Часто нас по-настоящему меняют лишь тяжелые испытания. Лишь когда мы ощущаем сильную боль, мы готовы взглянуть на наши ценности и спросить себя, почему они подвели нас. Нам нужен экзистенциальный кризис, чтобы мы объективнее посмотрели на то, что считаем смыслом жизни, а затем изменили линию действий.
Называют это по-разному: и «падение до дна», и «экзистенциальный кризис». Я предпочитаю другое наименование: «выдержать бурю дерьма». Выбирайте, что вам больше подходит.
Возможно, вы сейчас переживаете такую бурю. Возможно, вы выходите из тяжелого кризиса и ощущаете замешательство, ибо все, что вы раньше считали правильным, нормальным и хорошим, оказалось диаметрально противоположным.
И это хорошо: все только начинается. Повторю снова и снова: боль — часть процесса. Почувствовать ее очень важно. Ибо если вы считаете себя уникальным, ищете «наркотики» и «обезболивающие», иллюзорное позитивное мышление, если вы не относитесь к себе строго, вам не выработать нужной мотивации для реальных перемен.
Помню, в детстве, когда в нашей семье появлялся новый видеомагнитофон или стереосистема, я нажимал на каждую кнопку, втыкал и вынимал каждый шнур и кабель: посмотреть, как все устроено. И со временем понимал, как система работает. А поскольку я это знал, зачастую только я в доме ей и пользовался!

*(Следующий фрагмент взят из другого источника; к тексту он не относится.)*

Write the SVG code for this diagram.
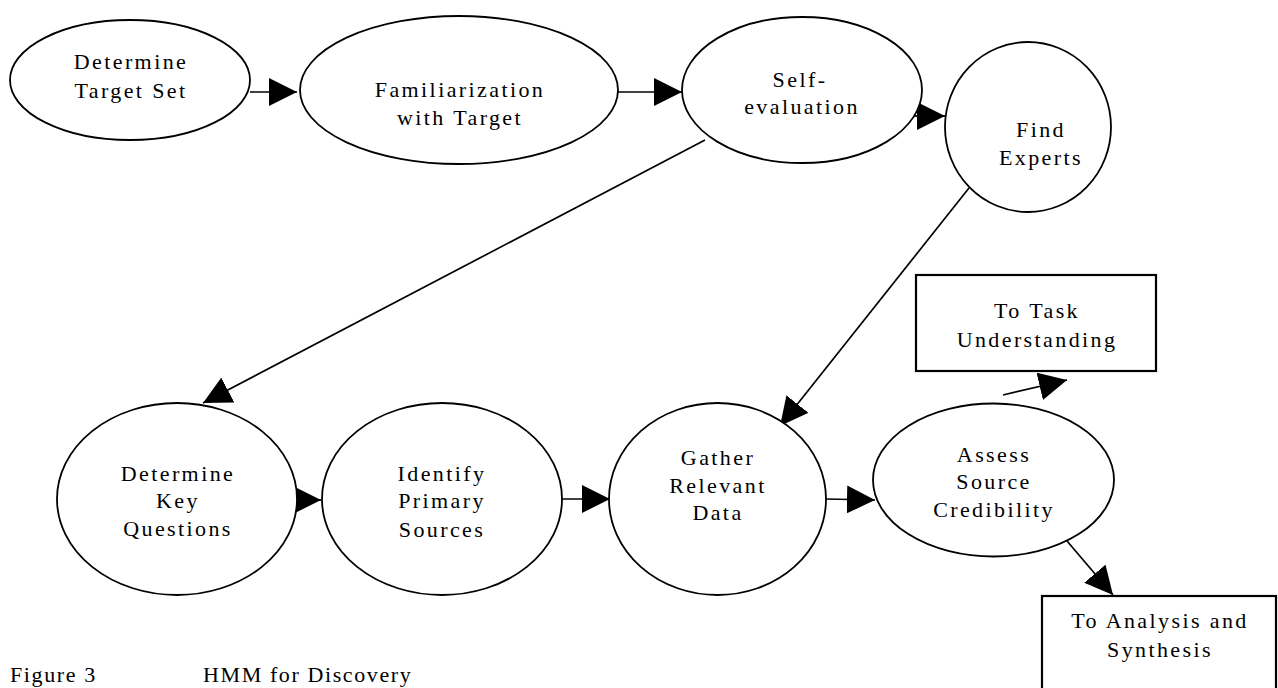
<svg xmlns="http://www.w3.org/2000/svg" width="1278" height="688" viewBox="0 0 1278 688">
  <defs>
    <style>
      .node { fill: #fff; stroke: #000; stroke-width: 1.8; }
      .box { fill: #fff; stroke: #000; stroke-width: 2.2; }
      .lbl { font-family: "Liberation Serif", "Times New Roman", serif; font-size: 22px; letter-spacing: 2.4px; fill: #000; text-anchor: middle; }
      .cap { font-family: "Liberation Serif", "Times New Roman", serif; font-size: 22px; letter-spacing: 1.6px; fill: #000; }
      .edge { fill: none; stroke: #000; stroke-width: 1.7; marker-end: url(#head); }
    </style>
    <marker id="head" markerUnits="userSpaceOnUse" markerWidth="28" markerHeight="28" viewBox="0 0 27 27" refX="27" refY="13.5" orient="auto">
      <path d="M0,0 L27,13.5 L0,27 Z" fill="#000"/>
    </marker>
  </defs>

  <rect width="1278" height="688" fill="#fff"/>

  <!-- connectors -->
  <g id="connectors">
    <line class="edge" x1="250" y1="92" x2="297" y2="92"/>
    <line class="edge" x1="618" y1="92" x2="682" y2="92"/>
    <line class="edge" x1="914" y1="116" x2="945" y2="116"/>
    <line class="edge" x1="705" y1="140" x2="203" y2="403"/>
    <line class="edge" x1="969" y1="188" x2="780" y2="426"/>
    <line class="edge" x1="295" y1="500" x2="321" y2="500"/>
    <line class="edge" x1="562" y1="499" x2="610" y2="499"/>
    <line class="edge" x1="826" y1="499" x2="875" y2="500"/>
    <line class="edge" x1="1003" y1="395" x2="1067" y2="380"/>
    <line class="edge" x1="1067" y1="541" x2="1113" y2="595"/>
  </g>

  <g id="determine-target-set">
    <ellipse class="node" cx="130" cy="80" rx="120" ry="60"/>
    <text class="lbl" x="131" y="69">Determine</text>
    <text class="lbl" x="131" y="98">Target Set</text>
  </g>

  <g id="familiarization">
    <ellipse class="node" cx="459" cy="90" rx="159" ry="74"/>
    <text class="lbl" x="460" y="97">Familiarization</text>
    <text class="lbl" x="460" y="125">with Target</text>
  </g>

  <g id="self-evaluation">
    <ellipse class="node" cx="802" cy="90" rx="120" ry="73"/>
    <text class="lbl" x="800" y="87">Self-</text>
    <text class="lbl" x="802" y="114">evaluation</text>
  </g>

  <g id="find-experts">
    <ellipse class="node" cx="1028" cy="127" rx="83" ry="85"/>
    <text class="lbl" x="1041" y="137">Find</text>
    <text class="lbl" x="1041" y="165">Experts</text>
  </g>

  <g id="task-understanding">
    <rect class="box" x="916" y="275" width="240" height="96"/>
    <text class="lbl" x="1037" y="318">To Task</text>
    <text class="lbl" x="1037" y="347">Understanding</text>
  </g>

  <g id="determine-key-questions">
    <ellipse class="node" cx="177" cy="499" rx="120" ry="96"/>
    <text class="lbl" x="178" y="481">Determine</text>
    <text class="lbl" x="178" y="508">Key</text>
    <text class="lbl" x="178" y="536">Questions</text>
  </g>

  <g id="identify-primary-sources">
    <ellipse class="node" cx="442" cy="499" rx="120" ry="96"/>
    <text class="lbl" x="442" y="481">Identify</text>
    <text class="lbl" x="442" y="508">Primary</text>
    <text class="lbl" x="442" y="537">Sources</text>
  </g>

  <g id="gather-relevant-data">
    <ellipse class="node" cx="717.5" cy="499" rx="108.5" ry="96"/>
    <text class="lbl" x="718" y="465">Gather</text>
    <text class="lbl" x="718" y="493">Relevant</text>
    <text class="lbl" x="718" y="520">Data</text>
  </g>

  <g id="assess-source-credibility">
    <ellipse class="node" cx="993.5" cy="480" rx="120.5" ry="76.5"/>
    <text class="lbl" x="994" y="462">Assess</text>
    <text class="lbl" x="994" y="489">Source</text>
    <text class="lbl" x="994" y="517">Credibility</text>
  </g>

  <g id="analysis-synthesis">
    <rect class="box" x="1042" y="596" width="234" height="120"/>
    <text class="lbl" x="1160" y="628">To Analysis and</text>
    <text class="lbl" x="1160" y="657">Synthesis</text>
  </g>

  <g id="caption">
    <text class="cap" x="10" y="682">Figure 3</text>
    <text class="cap" x="203" y="682">HMM for Discovery</text>
  </g>
</svg>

Так часто бывало с поколением «игрек»: родители считали меня чуть ли не вундеркиндом. В их глазах способность запрограммировать телевизор со стереосистемой, не подглядывая в инструкцию, делала меня новым воплощением Теслы.
Легко смотреть свысока на поколение родителей и хихикать над их технофобией. Однако с годами я все больше понимаю: у всех нас есть области в жизни, где мы ведем себя, как мои родители со стереосистемой. Сидим, смотрим и беспомощно разводим руками: «Но как?» А тут надо лишь взяться за дело.
Я часто получаю письма с вопросом: «Но как?» И уже много лет не знаю, что на них отвечать.
Вот девушка, чьи родители, иммигранты, всю жизнь копили на то, чтобы она стала врачом. Она и впрямь поступила на медицинский факультет, но он ей осточертел. Она в гробу видала эту профессию и всей душой хочет бросить вуз. Для нее эта ситуация тупиковая. Настолько тупиковая, что она шлет в интернете письмо незнакомцу (мне) с глупым и незатейливым вопросом: «Как мне бросить университет?»